The key point in this write up is the analyst’s view of Oracle. The passage I noted was this one:
One of our top picks in 2011 is Oracle Corp. (ORCL) To some extent, it’s a consensus buy-rated stock, but sometimes consensus actually gets it right. Oracle is clearly one of the greatest technology companies of all time. They are an execution machine, and they’ve got a captive installed base of customers that continue to come back year after year to purchase more and more capacity. Investors don’t necessarily give Oracle enough credit for its innovation and the amount of money invested in R&D, which in recent years has resulted in an appliance strategy that we think is game changing. Oracle has a near monopoly in certain areas of traditional database technology and even middleware. I would suggest that customers don’t want to spend a dollar more with Oracle than they have to unless there’s something truly unique and truly advantaged in terms of technology, and that’s the way we view Exadata. We believe it has a value proposition that’s compelling not just in competing with appliance-based data warehousing alternatives from the likes of Teradata (TDC) or now IBM’s (IBM) Netezza or EMC’s (EMC) Greenplum, but also for consolidating transaction-processing workloads and basically delivering superior performance at a much lower total cost. It’s so compelling that we’re hearing anecdotal evidence of customers that in the past might have come to Oracle to negotiate an enterprise deal every few years, but that are now returning to the table to take advantage of Exadata. With an average price point of about $1 million per box – if we multiply that out by what we believe the pipeline could be, we think this can be a meaningful contributor to growth for Oracle into the second half of their fiscal 2011.

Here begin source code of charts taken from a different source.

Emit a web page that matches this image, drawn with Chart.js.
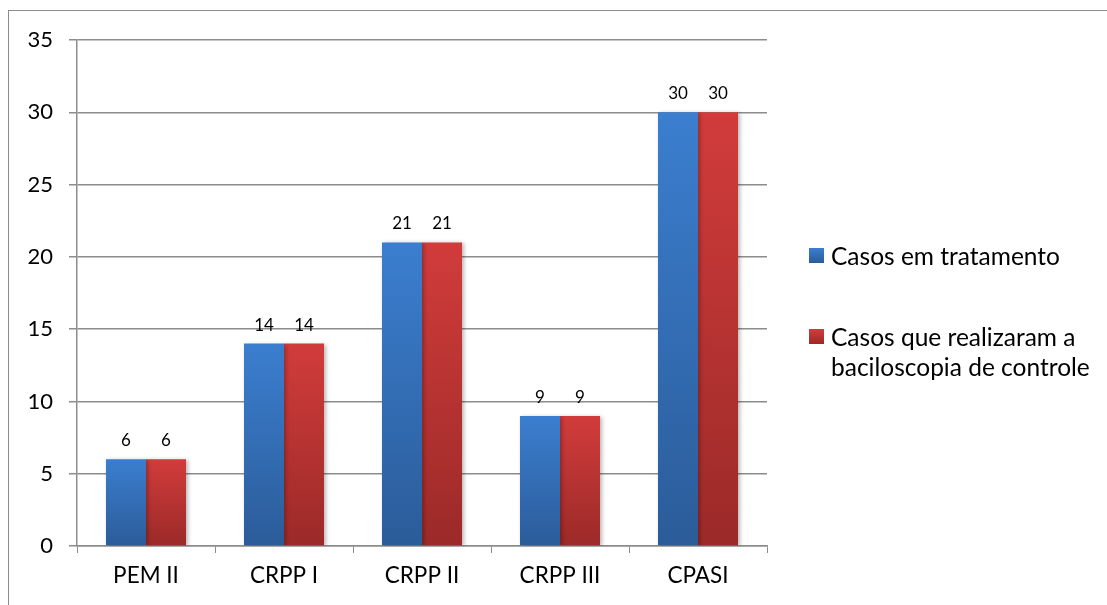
<!DOCTYPE html>
<html>
<head>
<meta charset="utf-8">
<script src="https://cdn.jsdelivr.net/npm/chart.js@4/dist/chart.umd.min.js"></script>
<style>
  html, body { margin: 0; padding: 0; background: #fff; }
  #wrap { position: relative; width: 1107px; height: 605px; overflow: hidden; }
  #frame { position: absolute; left: 8px; top: 10px; width: 1200px; height: 700px;
           border-left: 1px solid #8c8c8c; border-top: 1px solid #8c8c8c; }
  canvas { position: absolute; left: 0; top: 0; }
  #legend { position: absolute; left: 809px; top: 241px; font-family: Lato, sans-serif;
            font-size: 24.5px; color: #000; }
  .item { display: flex; align-items: flex-start; }
  .box { width: 15px; height: 15px; margin-top: 7px; margin-right: 7px; flex: none; }
  .txt { line-height: 30px; white-space: nowrap; }
</style>
</head>
<body>
<div id="wrap">
  <div id="frame"></div>
  <canvas id="chart" width="1107" height="605"></canvas>
  <div id="legend"></div>
</div>
<script>
document.addEventListener("DOMContentLoaded", function () {
    const categories = ["PEM II", "CRPP I", "CRPP II", "CRPP III", "CPASI"];
    const emTratamento = [6, 14, 21, 9, 30];
    const realizaram = [6, 14, 21, 9, 30];
    const seriesNames = ["Casos em tratamento", ["Casos que realizaram a", "baciloscopia de controle"]];
    const yTicks = [0, 5, 10, 15, 20, 25, 30, 35];

    const blueTop = "#3b7ecf", blueBottom = "#2b5c99";
    const redTop = "#d13c3b", redBottom = "#9b2a28";

    function barGradient(top, bottom) {
        return function (context) {
            const chart = context.chart;
            const y = chart.scales.y;
            if (!y || !context.parsed) return top;
            const y0 = y.getPixelForValue(context.parsed.y);
            const y1 = y.getPixelForValue(0);
            if (!isFinite(y0) || !isFinite(y1) || y0 === y1) return top;
            const g = chart.ctx.createLinearGradient(0, y0, 0, y1);
            g.addColorStop(0, top);
            g.addColorStop(1, bottom);
            return g;
        };
    }

    const shadowPlugin = {
        id: "shadow",
        beforeDatasetDraw(chart) {
            const ctx = chart.ctx;
            ctx.save();
            ctx.shadowColor = "rgba(0,0,0,0.28)";
            ctx.shadowBlur = 4;
            ctx.shadowOffsetX = 2;
            ctx.shadowOffsetY = 1;
        },
        afterDatasetDraw(chart) {
            chart.ctx.restore();
        }
    };

    const valueLabels = {
        id: "valueLabels",
        afterDatasetsDraw(chart) {
            const ctx = chart.ctx;
            ctx.save();
            ctx.font = "17px Lato, sans-serif";
            ctx.fillStyle = "#000";
            ctx.textAlign = "center";
            ctx.textBaseline = "alphabetic";
            chart.data.datasets.forEach((ds, i) => {
                chart.getDatasetMeta(i).data.forEach((bar, j) => {
                    ctx.fillText(ds.data[j], bar.x, bar.y - 13);
                });
            });
            ctx.restore();
        }
    };

    const gridColor = "#8c8c8c";

    new Chart(document.getElementById("chart").getContext("2d"), {
        type: "bar",
        data: {
            labels: categories,
            datasets: [{
                label: seriesNames[0],
                data: emTratamento,
                backgroundColor: barGradient(blueTop, blueBottom),
                borderWidth: 0,
                barPercentage: 1.0,
                categoryPercentage: 0.58
            }, {
                label: seriesNames[1].join(" "),
                data: realizaram,
                backgroundColor: barGradient(redTop, redBottom),
                borderWidth: 0,
                barPercentage: 1.0,
                categoryPercentage: 0.58
            }]
        },
        options: {
            responsive: false,
            animation: false,
            layout: { padding: { left: 10, right: 340, top: 40, bottom: 0 } },
            plugins: {
                legend: { display: false },
                tooltip: { enabled: false }
            },
            scales: {
                x: {
                    offset: true,
                    grid: { display: true, drawOnChartArea: false, offset: true, color: gridColor, tickLength: 7 },
                    border: { color: gridColor, width: 1.5 },
                    ticks: { color: "#000", font: { family: "Lato, sans-serif", size: 22.5 }, padding: 9, maxRotation: 0 },
                    afterFit(scale) { scale.height = 59; }
                },
                y: {
                    min: 0,
                    max: 35,
                    afterBuildTicks(scale) { scale.ticks = yTicks.map(v => ({ value: v })); },
                    grid: { color: gridColor, lineWidth: 1.5, tickLength: 8 },
                    border: { color: gridColor, width: 1.5 },
                    ticks: { color: "#000", font: { family: "Lato, sans-serif", size: 22 }, padding: 16 },
                    afterFit(scale) { scale.width = 67; }
                }
            }
        },
        plugins: [shadowPlugin, valueLabels]
    });

    // legend on the right, wrapped like the original
    const legend = document.getElementById("legend");
    const boxes = [[blueTop, blueBottom], [redTop, redBottom]];
    seriesNames.forEach((name, i) => {
        const item = document.createElement("div");
        item.className = "item";
        if (i > 0) item.style.marginTop = "51px";
        const box = document.createElement("div");
        box.className = "box";
        box.style.background = "linear-gradient(" + boxes[i][0] + "," + boxes[i][1] + ")";
        const txt = document.createElement("div");
        txt.className = "txt";
        txt.innerHTML = [].concat(name).join("<br>");
        item.appendChild(box);
        item.appendChild(txt);
        legend.appendChild(item);
    });
});
</script>
</body>
</html>
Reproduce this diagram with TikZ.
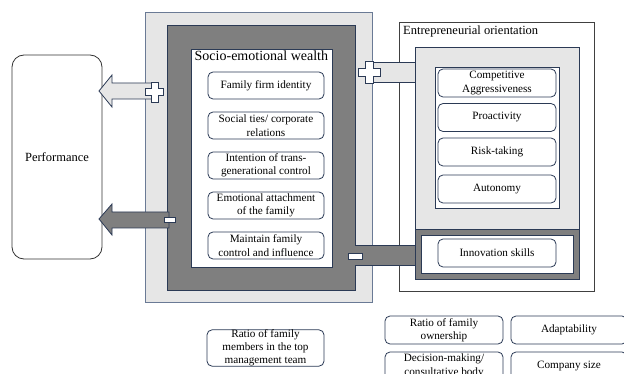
\documentclass[tikz,border=0pt]{standalone}
\usepackage{fontspec}
\setmainfont{Liberation Serif}
\definecolor{navy}{HTML}{2B3A55}
\definecolor{slate}{HTML}{6A7A95}
\definecolor{lgray}{HTML}{E6E6E6}
\definecolor{dgray}{HTML}{7F7F7F}
\definecolor{eoline}{HTML}{404040}
\tikzset{
  frame/.style={draw=navy, line width=0.8pt, inner sep=0pt},
  item/.style={draw=navy, line width=0.8pt, fill=white, rounded corners=5pt, inner sep=0pt,
    align=center, font=\fontsize{11.2}{13.5}\selectfont},
  ttl/.style={inner sep=0pt, anchor=north west, font=\fontsize{12.5}{14}\selectfont},
  band/.style={fill=lgray, draw=navy, line width=0.8pt},
  dband/.style={fill=dgray, draw=navy, line width=0.8pt},
  sign/.style={fill=white, draw=navy, line width=0.8pt},
}
\begin{document}
\begin{tikzpicture}[x=1pt,y=-1pt]
\useasboundingbox (0,0) rectangle (624,374);
\clip (0,0) rectangle (624,374);
\fill[white] (0,0) rectangle (624,374);

% Performance
\node[draw=black!80, line width=0.8pt, rounded corners=12pt, minimum width=90pt, minimum height=204pt,
  font=\fontsize{12.5}{14}\selectfont] (perf) at (57,157) {Performance};

% SEW nested boxes
\node[frame, draw=slate, fill=lgray, minimum width=227pt, minimum height=290pt] (sewout) at (258.5,157) {};
\node[frame, fill=dgray, minimum width=188pt, minimum height=265pt] (sewdark) at (261,157.5) {};
\node[frame, fill=white, minimum width=141pt, minimum height=218pt] (sewin) at (261.5,158) {};
\node[ttl, font=\fontsize{14}{16}\selectfont] (sewt) at (194.5,51) {Socio-emotional wealth};
\node[item, minimum width=116pt, minimum height=27pt] (s1) at (266,85.5) {Family firm identity};
\node[item, minimum width=116pt, minimum height=27pt] (s2) at (266,125.5) {Social ties/ corporate\\relations};
\node[item, minimum width=116pt, minimum height=27pt] (s3) at (266,165.5) {Intention of trans-\\generational control};
\node[item, minimum width=116pt, minimum height=27pt] (s4) at (266,205.5) {Emotional attachment\\of the family};
\node[item, minimum width=116pt, minimum height=27pt] (s5) at (266,245.5) {Maintain family\\control and influence};

% EO outer
\node[draw=eoline, line width=0.8pt, fill=white, minimum width=195pt, minimum height=269pt, inner sep=0pt] (eoout) at (496.5,156.5) {};
\node[ttl] (eot) at (403,26) {Entrepreneurial orientation};

% Connector bands to EO
\coordinate (lb1) at (369,62);
\coordinate (lb2) at (415,82);
\fill[lgray] (lb1) rectangle (lb2);
\draw[navy, line width=0.8pt] (lb1) -- (415,62) (369,82) -- (lb2);
\coordinate (db1) at (355,245);
\coordinate (db2) at (415,265);
\fill[dgray] (db1) rectangle (db2);
\draw[navy, line width=0.8pt] (db1) -- (415,245) (355,265) -- (db2);

% EO inner boxes
\node[frame, fill=lgray, minimum width=164pt, minimum height=182pt] (eolight) at (497,138) {};
\node[frame, fill=white, minimum width=124pt, minimum height=141pt] (eowhite) at (497,137.5) {};
\node[item, minimum width=118pt, minimum height=28pt] (e1) at (497,83) {Competitive\\Aggressiveness};
\node[item, minimum width=118pt, minimum height=28pt] (e2) at (497,117.5) {Proactivity};
\node[item, minimum width=118pt, minimum height=28pt] (e3) at (497,152) {Risk-taking};
\node[item, minimum width=118pt, minimum height=28pt] (e4) at (497,189) {Autonomy};
\node[frame, fill=dgray, minimum width=164pt, minimum height=50pt] (eodark) at (497,254) {};
\node[frame, fill=white, minimum width=152pt, minimum height=38pt] (eoinw) at (497,254) {};
\node[item, minimum width=118pt, minimum height=28pt] (inn) at (497,253) {Innovation skills};

% right-side signs
\draw[sign] (365,61) -- (373,61) -- (373,68) -- (380,68) -- (380,76) -- (373,76) -- (373,83)
  -- (365,83) -- (365,76) -- (358,76) -- (358,68) -- (365,68) -- cycle;
\draw[sign] (348,253) rectangle (362,259);

% left block arrows
\draw[band] (99,91) -- (112,75) -- (112,83) -- (155,83) -- (155,99) -- (112,99) -- (112,107) -- cycle;
\draw[sign] (151,82) -- (158,82) -- (158,88.5) -- (163,88.5) -- (163,95.5) -- (158,95.5) -- (158,102)
  -- (151,102) -- (151,95.5) -- (145,95.5) -- (145,88.5) -- (151,88.5) -- cycle;
\draw[dband] (99,219) -- (112,204) -- (112,212) -- (169,212) -- (169,228) -- (112,228) -- (112,235) -- cycle;
\draw[sign] (164,217) rectangle (175,222.5);

% bottom boxes
\node[item, minimum width=117pt, minimum height=36pt, font=\fontsize{11.2}{13}\selectfont] (b1) at (265.5,348)
  {Ratio of family\\members in the top\\management team};
\node[item, minimum width=118pt, minimum height=28pt] (b2) at (444,330) {Ratio of family\\ownership};
\node[item, minimum width=116pt, minimum height=28pt] (b3) at (569,330) {Adaptability};
\node[item, minimum width=118pt, minimum height=28pt] (b4) at (444,366) {Decision-making/\\consultative body};
\node[item, minimum width=116pt, minimum height=28pt] (b5) at (569,366) {Company size};
\end{tikzpicture}
\end{document}
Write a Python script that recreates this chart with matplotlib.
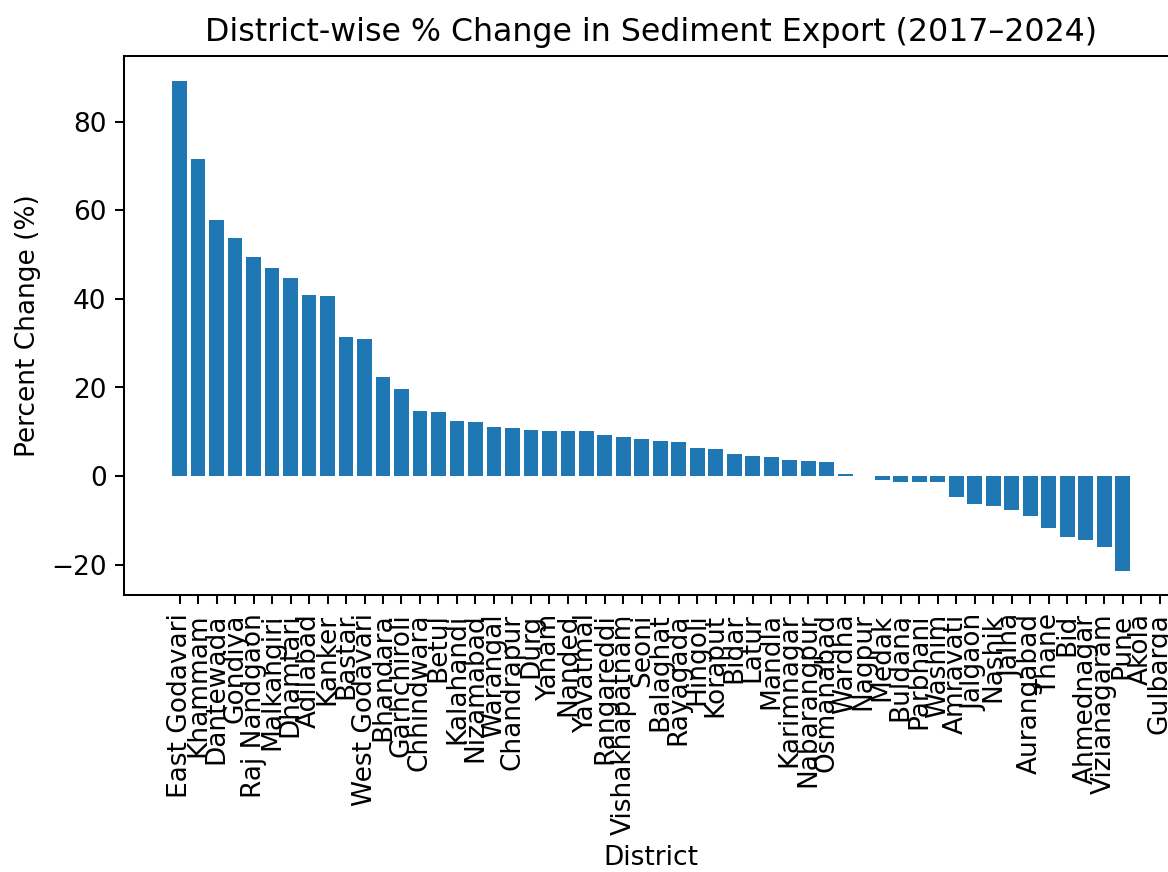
import numpy as np
import matplotlib
matplotlib.use("Agg")
import matplotlib.pyplot as plt

districts = [
    "East Godavari", "Khammam", "Dantewada", "Gondiya", "Raj Nandgaon",
    "Malkangiri", "Dhamtari", "Adilabad", "Kanker", "Bastar",
    "West Godavari", "Bhandara", "Garhchiroli", "Chhindwara", "Betul",
    "Kalahandi", "Nizamabad", "Warangal", "Chandrapur", "Durg",
    "Yanam", "Nanded", "Yavatmal", "Rangareddi", "Vishakhapatnam",
    "Seoni", "Balaghat", "Rayagada", "Hingoli", "Koraput",
    "Bidar", "Latur", "Mandla", "Karimnagar", "Nabarangpur",
    "Osmanabad", "Wardha", "Nagpur", "Medak", "Buldana",
    "Parbhani", "Washim", "Amravati", "Jalgaon", "Nashik",
    "Jalna", "Aurangabad", "Thane", "Bid", "Ahmednagar",
    "Vizianagaram", "Pune", "Akola", "Gulbarga",
]

pct_change = [
    89.2, 71.5, 57.7, 53.8, 49.4,
    46.9, 44.7, 40.8, 40.7, 31.3,
    30.9, 22.3, 19.7, 14.6, 14.5,
    12.4, 12.3, 11.0, 10.9, 10.5,
    10.2, 10.2, 10.1, 9.3, 8.8,
    8.4, 8.0, 7.6, 6.3, 6.2,
    5.0, 4.5, 4.4, 3.7, 3.3,
    3.2, 0.5, 0.0, -0.8, -1.3,
    -1.3, -1.3, -4.7, -6.3, -6.8,
    -7.7, -9.0, -11.6, -13.7, -14.5,
    -15.9, -21.4, np.nan, np.nan,
]

title = "District-wise % Change in Sediment Export (2017\u20132024)"

plt.rcParams["font.size"] = 10.4

DPI = 182.5
fig = plt.figure(figsize=(1168.2 / DPI, 872.2 / DPI), dpi=DPI)
ax = fig.add_axes([124.3 / 1168, 1 - 595.5 / 872, (1177.7 - 124.3) / 1168, (595.5 - 56.5) / 872])

x = np.arange(len(districts))
vals = np.array(pct_change, dtype=float)
ax.bar(x, vals, width=0.8, color="#1f77b4")

# x-limits follow the bars that have data (default 5% margins)
n_valid = int(np.isfinite(vals).sum())
lo, hi = -0.4, n_valid - 1 + 0.4
pad = 0.05 * (hi - lo)
ax.set_xlim(lo - pad, hi + pad)

ax.set_xticks(x)
ax.set_xticklabels(districts, rotation=90)
ax.set_title(title, fontsize=12.5)
ax.set_xlabel("District")
ax.set_ylabel("Percent Change (%)")

fig.savefig("out.png", dpi=DPI)
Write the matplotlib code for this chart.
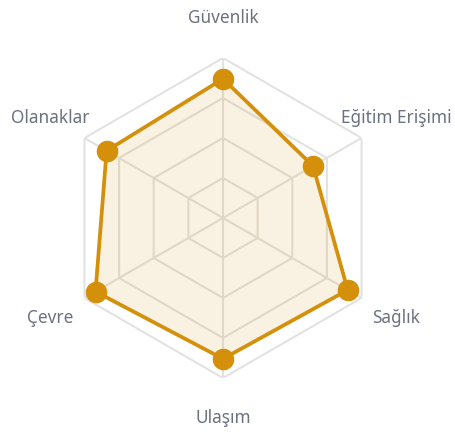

On the surface, the explanation is reasonable. I like the “greatest” which adds some special zest to a former Bear, Stearns’ vineyard worker. But even more notable is “an execution machine” with “a captive base of customers.” I pretty much agree. Where this empyrean influenced thinking leads, however, is interesting. Somehow Oracle and captive does not map to Oracle and open source. My hunch is that because Oracle bought some open source goodness, that is enough for our empyrean guzzling analyst.
Oracle is a proprietary outfit. Its search is proprietary, and, in my opinion, its tie up with Amazon is proprietary. And I think anything Oracle does with open source is going to go along the “captive” and proprietary route that makes Mr. Ellison a champ among champs.
Does this matter? Not to an investment type. Does it matter to open source? Yep.